2013 United States federal law

The bill H.R. 360, which became , was a bill that was introduced into the United States House of Representatives during the 113th United States Congress. The purpose of the bill, as explained in the bill's long title, was "to award posthumously a Congressional Gold Medal to Addie Mae Collins, Denise McNair, Carole Robertson, and Cynthia Wesley to commemorate the lives they lost 50 years ago in the bombing of the Sixteenth Street Baptist Church, where these 4 little Black girls' ultimate sacrifice served as a catalyst for the Civil Rights Movement." The law authorizes the creation of one Congressional Gold Medal, to be sent to the Birmingham Civil Rights Institute in Birmingham, AL for display.
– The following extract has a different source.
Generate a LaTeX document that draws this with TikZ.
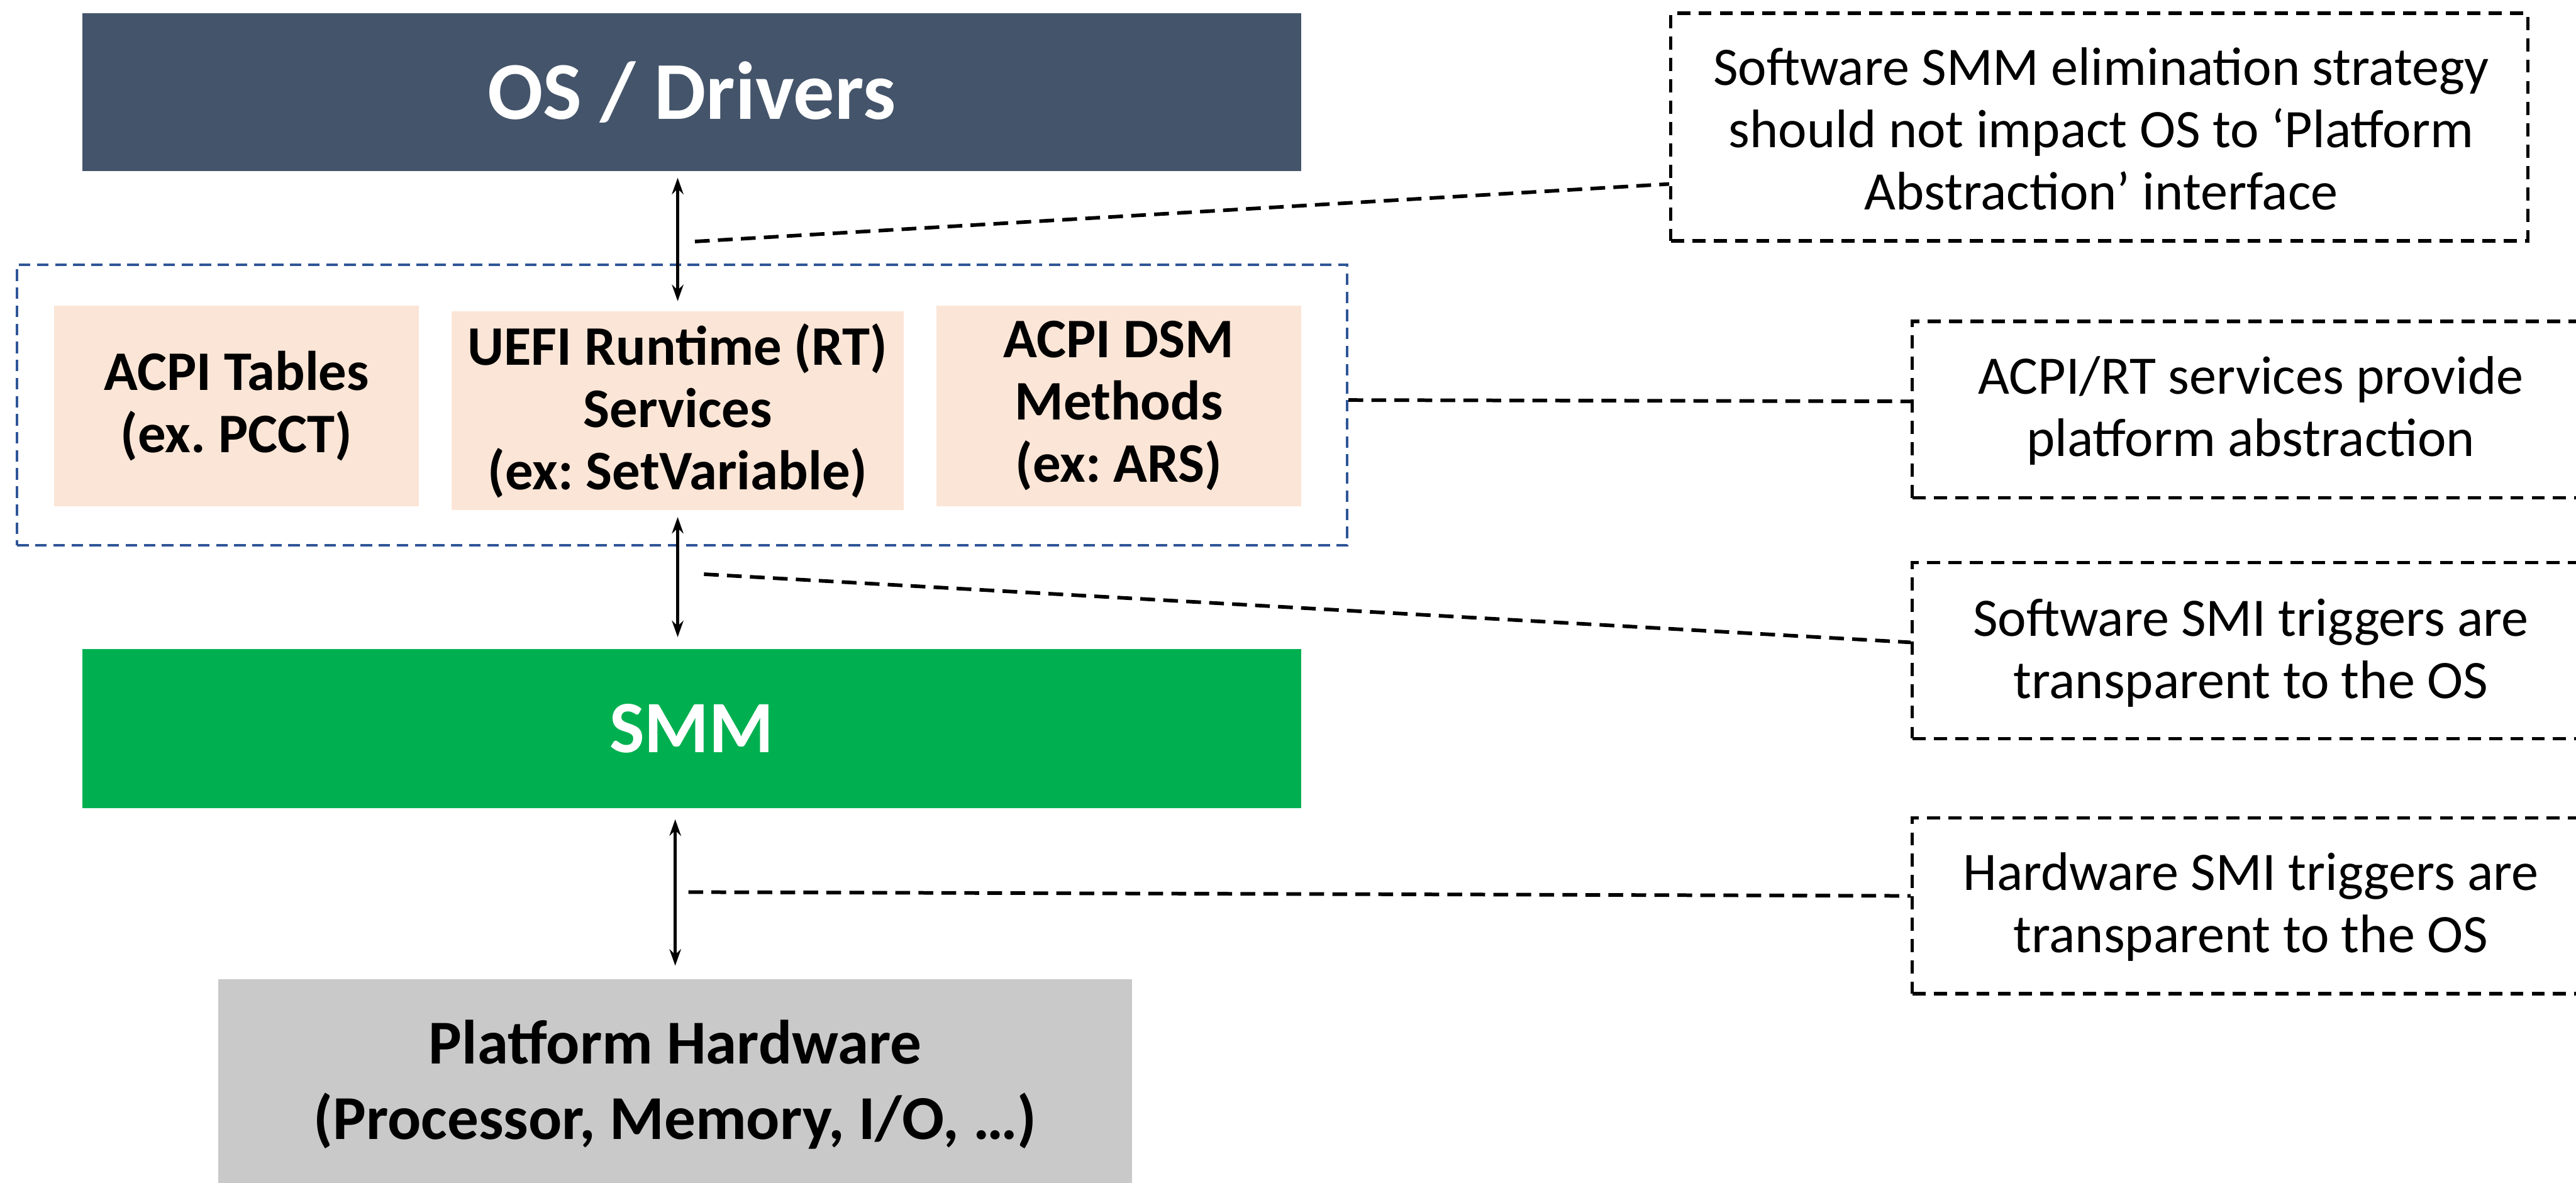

The Treasury Department is also authorized to create bronze copies for sale.

==Background==

More information about these four girls and the bombing they were killed in can be found in the article on the 16th Street Baptist Church bombing.

==Provisions/Elements of the bill==
This summary is based largely on the summary provided by the Congressional Research Service, a public domain source.

The law directs the Speaker of the House of Representatives and the President pro tempore of the Senate to arrange for the presentation of a congressional gold medal to commemorate the lives of Addie Mae Collins, Denise McNair, Carole Robertson, and Cynthia Wesley (children who lost their lives in the September 1963 bombing of the 16th Street Baptist Church in Birmingham, Alabama, an incident recognized as a catalyst during the Civil Rights Movement). It requires that the congressional gold medal to be given to the Birmingham Civil Rights Institute in Birmingham, AL, where it shall be available for display or temporary loan to other appropriate places. Finally, the law authorizes the Secretary of the Treasury to strike and sell bronze duplicates of the medal, with amounts received from the sale to be deposited in the U.S. Mint Public Enterprise Fund.

==Procedural history==

===House===
The bill H.R. 360 was introduced into the House by Rep. Terri Sewell (D-AL) on January 23, 2013. It was referred to the United States House Committee on Financial Services. The House voted to pass H.R. 360 on April 2, 2013, by a vote of 420–0, found in Roll Call 123.

===Senate===
H.R. 360 was received in the United States Senate on April 25, 2013. It passed on May 9, 2013, by unanimous consent.

===President===
The bill was presented to President Barack Obama on May 15, 2013, and he signed it into law on May 24, 2013.